### WRITTEN EXERCISE
Skip all pictures. Write out the data below from its first line through the line that contains "const L = 13, R = 1320.5, T = 7.5, B = 633.5;".

### STORED DATA
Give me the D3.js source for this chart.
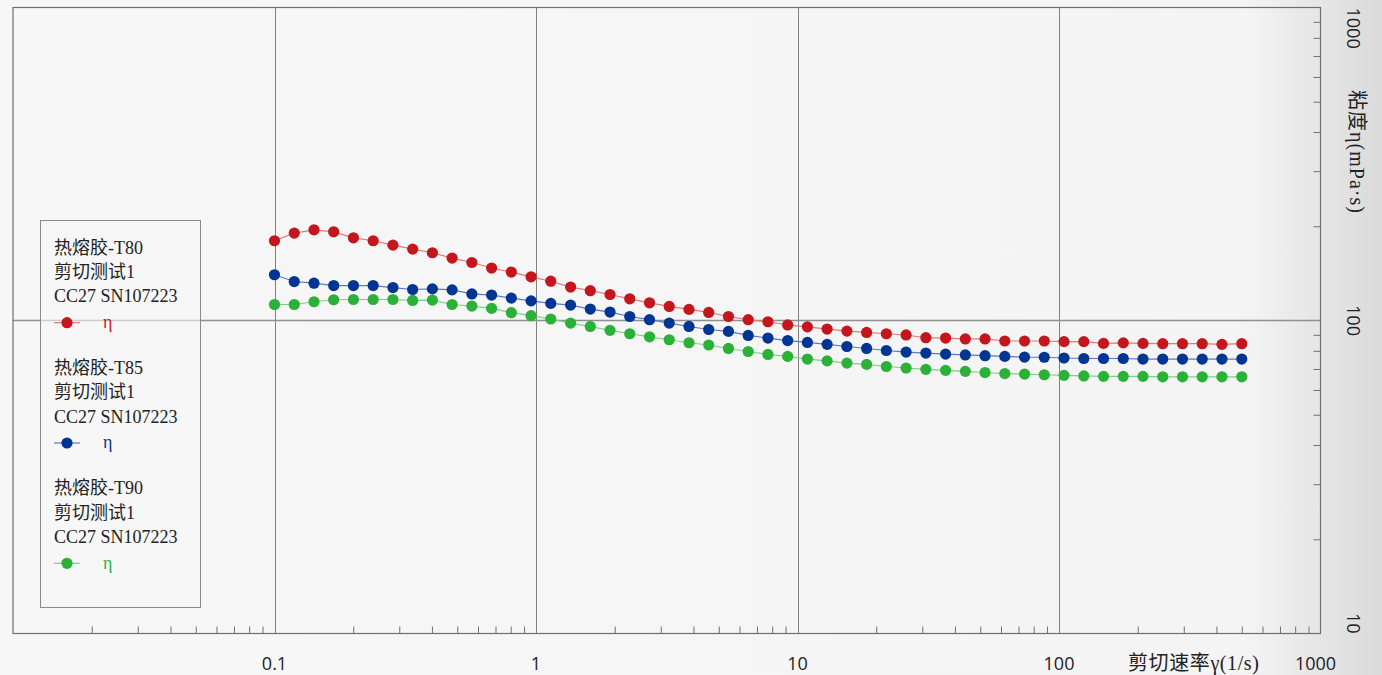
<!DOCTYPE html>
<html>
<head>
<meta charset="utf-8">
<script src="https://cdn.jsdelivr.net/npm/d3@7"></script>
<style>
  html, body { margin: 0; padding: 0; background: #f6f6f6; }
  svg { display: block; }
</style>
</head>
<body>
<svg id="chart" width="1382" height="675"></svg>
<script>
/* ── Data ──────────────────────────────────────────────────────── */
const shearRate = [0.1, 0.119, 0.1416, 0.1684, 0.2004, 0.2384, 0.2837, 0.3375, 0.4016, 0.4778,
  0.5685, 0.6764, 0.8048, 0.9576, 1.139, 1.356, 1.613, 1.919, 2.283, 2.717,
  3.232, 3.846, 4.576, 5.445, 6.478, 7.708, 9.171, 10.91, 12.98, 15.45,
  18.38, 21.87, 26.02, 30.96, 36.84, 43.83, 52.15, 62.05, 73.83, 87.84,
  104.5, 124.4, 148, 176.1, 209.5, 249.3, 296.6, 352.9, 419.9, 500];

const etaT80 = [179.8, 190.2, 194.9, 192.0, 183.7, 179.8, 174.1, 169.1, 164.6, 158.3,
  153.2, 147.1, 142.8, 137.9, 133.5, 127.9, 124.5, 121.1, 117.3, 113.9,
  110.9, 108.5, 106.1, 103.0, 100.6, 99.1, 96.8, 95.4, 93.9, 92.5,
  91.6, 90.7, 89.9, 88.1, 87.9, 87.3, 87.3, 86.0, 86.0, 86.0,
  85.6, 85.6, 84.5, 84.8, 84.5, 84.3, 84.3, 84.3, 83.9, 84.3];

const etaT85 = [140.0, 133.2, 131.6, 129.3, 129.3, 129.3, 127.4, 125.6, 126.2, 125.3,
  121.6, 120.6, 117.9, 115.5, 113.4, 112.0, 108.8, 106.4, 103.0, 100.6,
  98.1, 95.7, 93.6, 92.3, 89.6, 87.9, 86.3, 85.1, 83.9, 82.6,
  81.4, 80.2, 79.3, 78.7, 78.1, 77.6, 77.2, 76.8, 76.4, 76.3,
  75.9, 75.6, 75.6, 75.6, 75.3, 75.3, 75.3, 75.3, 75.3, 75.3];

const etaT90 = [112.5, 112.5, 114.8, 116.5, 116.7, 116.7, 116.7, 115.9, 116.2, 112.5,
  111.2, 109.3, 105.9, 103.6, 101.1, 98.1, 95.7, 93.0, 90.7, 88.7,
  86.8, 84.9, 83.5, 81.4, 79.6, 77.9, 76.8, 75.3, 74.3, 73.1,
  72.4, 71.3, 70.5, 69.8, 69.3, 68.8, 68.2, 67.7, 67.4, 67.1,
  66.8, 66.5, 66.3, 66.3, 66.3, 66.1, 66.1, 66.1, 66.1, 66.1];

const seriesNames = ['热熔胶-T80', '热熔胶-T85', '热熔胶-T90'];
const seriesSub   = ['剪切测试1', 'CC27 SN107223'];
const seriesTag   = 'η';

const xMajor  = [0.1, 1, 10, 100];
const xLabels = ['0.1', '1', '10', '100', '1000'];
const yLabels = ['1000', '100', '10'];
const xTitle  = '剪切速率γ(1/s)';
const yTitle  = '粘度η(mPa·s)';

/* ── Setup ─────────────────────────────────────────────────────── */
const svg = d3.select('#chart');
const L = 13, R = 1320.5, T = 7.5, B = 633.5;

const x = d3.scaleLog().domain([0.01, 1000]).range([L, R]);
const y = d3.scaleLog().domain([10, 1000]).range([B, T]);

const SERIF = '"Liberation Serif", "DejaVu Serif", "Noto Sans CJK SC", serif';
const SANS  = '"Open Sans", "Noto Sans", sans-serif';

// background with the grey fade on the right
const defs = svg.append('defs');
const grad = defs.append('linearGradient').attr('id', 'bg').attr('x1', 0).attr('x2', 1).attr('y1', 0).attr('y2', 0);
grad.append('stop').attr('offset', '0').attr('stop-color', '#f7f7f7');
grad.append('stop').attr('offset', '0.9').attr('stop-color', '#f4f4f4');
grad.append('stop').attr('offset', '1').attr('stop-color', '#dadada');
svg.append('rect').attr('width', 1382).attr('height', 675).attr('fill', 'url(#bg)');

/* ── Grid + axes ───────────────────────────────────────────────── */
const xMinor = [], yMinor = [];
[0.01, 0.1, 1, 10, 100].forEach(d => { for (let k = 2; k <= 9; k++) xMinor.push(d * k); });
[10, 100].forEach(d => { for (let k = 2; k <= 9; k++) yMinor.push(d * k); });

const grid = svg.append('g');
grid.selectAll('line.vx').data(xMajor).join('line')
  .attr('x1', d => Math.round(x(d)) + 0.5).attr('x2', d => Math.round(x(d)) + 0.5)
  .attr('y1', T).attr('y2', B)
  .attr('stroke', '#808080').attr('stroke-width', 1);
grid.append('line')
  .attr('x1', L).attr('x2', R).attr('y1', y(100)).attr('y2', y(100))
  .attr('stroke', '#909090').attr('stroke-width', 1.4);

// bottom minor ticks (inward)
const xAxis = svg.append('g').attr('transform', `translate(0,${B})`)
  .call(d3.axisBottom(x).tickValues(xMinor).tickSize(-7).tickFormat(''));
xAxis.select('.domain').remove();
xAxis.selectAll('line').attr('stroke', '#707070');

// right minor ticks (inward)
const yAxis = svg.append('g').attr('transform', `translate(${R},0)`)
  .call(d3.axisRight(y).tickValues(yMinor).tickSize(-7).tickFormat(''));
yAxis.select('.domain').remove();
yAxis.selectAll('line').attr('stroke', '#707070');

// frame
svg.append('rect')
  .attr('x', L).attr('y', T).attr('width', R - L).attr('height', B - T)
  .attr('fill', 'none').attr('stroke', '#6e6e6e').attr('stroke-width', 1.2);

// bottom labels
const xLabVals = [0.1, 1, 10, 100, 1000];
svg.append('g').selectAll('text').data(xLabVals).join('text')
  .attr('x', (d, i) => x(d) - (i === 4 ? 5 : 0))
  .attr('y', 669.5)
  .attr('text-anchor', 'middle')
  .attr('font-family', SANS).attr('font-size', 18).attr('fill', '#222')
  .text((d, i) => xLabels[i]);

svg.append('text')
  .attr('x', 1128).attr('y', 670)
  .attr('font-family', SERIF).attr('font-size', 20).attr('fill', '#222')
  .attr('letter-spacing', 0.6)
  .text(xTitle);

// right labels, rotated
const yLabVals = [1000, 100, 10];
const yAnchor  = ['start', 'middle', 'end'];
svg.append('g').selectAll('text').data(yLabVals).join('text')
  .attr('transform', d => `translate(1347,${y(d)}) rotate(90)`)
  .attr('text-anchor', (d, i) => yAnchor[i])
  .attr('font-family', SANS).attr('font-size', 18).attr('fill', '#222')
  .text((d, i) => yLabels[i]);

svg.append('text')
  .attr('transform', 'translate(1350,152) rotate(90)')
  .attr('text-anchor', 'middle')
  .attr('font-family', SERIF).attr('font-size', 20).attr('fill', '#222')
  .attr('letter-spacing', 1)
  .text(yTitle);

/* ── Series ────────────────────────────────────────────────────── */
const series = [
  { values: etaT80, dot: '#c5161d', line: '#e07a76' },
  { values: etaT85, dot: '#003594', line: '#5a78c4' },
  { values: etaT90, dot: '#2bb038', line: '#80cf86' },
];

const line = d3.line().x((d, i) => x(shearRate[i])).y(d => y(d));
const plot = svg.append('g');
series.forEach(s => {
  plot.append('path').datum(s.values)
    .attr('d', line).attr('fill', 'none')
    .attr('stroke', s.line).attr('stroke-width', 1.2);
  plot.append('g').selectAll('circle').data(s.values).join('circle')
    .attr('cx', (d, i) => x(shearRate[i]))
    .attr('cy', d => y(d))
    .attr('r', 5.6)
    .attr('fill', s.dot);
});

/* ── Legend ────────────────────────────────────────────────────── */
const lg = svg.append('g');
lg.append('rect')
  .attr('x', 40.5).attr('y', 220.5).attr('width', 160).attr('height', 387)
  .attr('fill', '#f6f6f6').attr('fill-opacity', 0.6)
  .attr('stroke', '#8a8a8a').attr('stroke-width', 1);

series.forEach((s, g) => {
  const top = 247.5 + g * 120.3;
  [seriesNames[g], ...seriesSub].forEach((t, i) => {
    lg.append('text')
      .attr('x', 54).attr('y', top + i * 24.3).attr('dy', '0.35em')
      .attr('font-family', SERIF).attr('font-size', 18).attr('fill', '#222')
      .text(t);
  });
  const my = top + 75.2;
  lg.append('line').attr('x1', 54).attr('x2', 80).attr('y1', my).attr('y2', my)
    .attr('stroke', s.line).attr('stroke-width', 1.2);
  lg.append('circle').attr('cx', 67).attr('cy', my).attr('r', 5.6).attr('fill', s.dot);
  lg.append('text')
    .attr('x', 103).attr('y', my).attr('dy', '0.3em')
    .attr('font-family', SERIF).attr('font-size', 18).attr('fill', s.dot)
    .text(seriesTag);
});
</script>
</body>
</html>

### RESPONSE
Give me the D3.js source for this chart.
<!DOCTYPE html>
<html>
<head>
<meta charset="utf-8">
<script src="https://cdn.jsdelivr.net/npm/d3@7"></script>
<style>
  html, body { margin: 0; padding: 0; background: #f6f6f6; }
  svg { display: block; }
</style>
</head>
<body>
<svg id="chart" width="1382" height="675"></svg>
<script>
/* ── Data ──────────────────────────────────────────────────────── */
const shearRate = [0.1, 0.119, 0.1416, 0.1684, 0.2004, 0.2384, 0.2837, 0.3375, 0.4016, 0.4778,
  0.5685, 0.6764, 0.8048, 0.9576, 1.139, 1.356, 1.613, 1.919, 2.283, 2.717,
  3.232, 3.846, 4.576, 5.445, 6.478, 7.708, 9.171, 10.91, 12.98, 15.45,
  18.38, 21.87, 26.02, 30.96, 36.84, 43.83, 52.15, 62.05, 73.83, 87.84,
  104.5, 124.4, 148, 176.1, 209.5, 249.3, 296.6, 352.9, 419.9, 500];

const etaT80 = [179.8, 190.2, 194.9, 192.0, 183.7, 179.8, 174.1, 169.1, 164.6, 158.3,
  153.2, 147.1, 142.8, 137.9, 133.5, 127.9, 124.5, 121.1, 117.3, 113.9,
  110.9, 108.5, 106.1, 103.0, 100.6, 99.1, 96.8, 95.4, 93.9, 92.5,
  91.6, 90.7, 89.9, 88.1, 87.9, 87.3, 87.3, 86.0, 86.0, 86.0,
  85.6, 85.6, 84.5, 84.8, 84.5, 84.3, 84.3, 84.3, 83.9, 84.3];

const etaT85 = [140.0, 133.2, 131.6, 129.3, 129.3, 129.3, 127.4, 125.6, 126.2, 125.3,
  121.6, 120.6, 117.9, 115.5, 113.4, 112.0, 108.8, 106.4, 103.0, 100.6,
  98.1, 95.7, 93.6, 92.3, 89.6, 87.9, 86.3, 85.1, 83.9, 82.6,
  81.4, 80.2, 79.3, 78.7, 78.1, 77.6, 77.2, 76.8, 76.4, 76.3,
  75.9, 75.6, 75.6, 75.6, 75.3, 75.3, 75.3, 75.3, 75.3, 75.3];

const etaT90 = [112.5, 112.5, 114.8, 116.5, 116.7, 116.7, 116.7, 115.9, 116.2, 112.5,
  111.2, 109.3, 105.9, 103.6, 101.1, 98.1, 95.7, 93.0, 90.7, 88.7,
  86.8, 84.9, 83.5, 81.4, 79.6, 77.9, 76.8, 75.3, 74.3, 73.1,
  72.4, 71.3, 70.5, 69.8, 69.3, 68.8, 68.2, 67.7, 67.4, 67.1,
  66.8, 66.5, 66.3, 66.3, 66.3, 66.1, 66.1, 66.1, 66.1, 66.1];

const seriesNames = ['热熔胶-T80', '热熔胶-T85', '热熔胶-T90'];
const seriesSub   = ['剪切测试1', 'CC27 SN107223'];
const seriesTag   = 'η';

const xMajor  = [0.1, 1, 10, 100];
const xLabels = ['0.1', '1', '10', '100', '1000'];
const yLabels = ['1000', '100', '10'];
const xTitle  = '剪切速率γ(1/s)';
const yTitle  = '粘度η(mPa·s)';

/* ── Setup ─────────────────────────────────────────────────────── */
const svg = d3.select('#chart');
const L = 13, R = 1320.5, T = 7.5, B = 633.5;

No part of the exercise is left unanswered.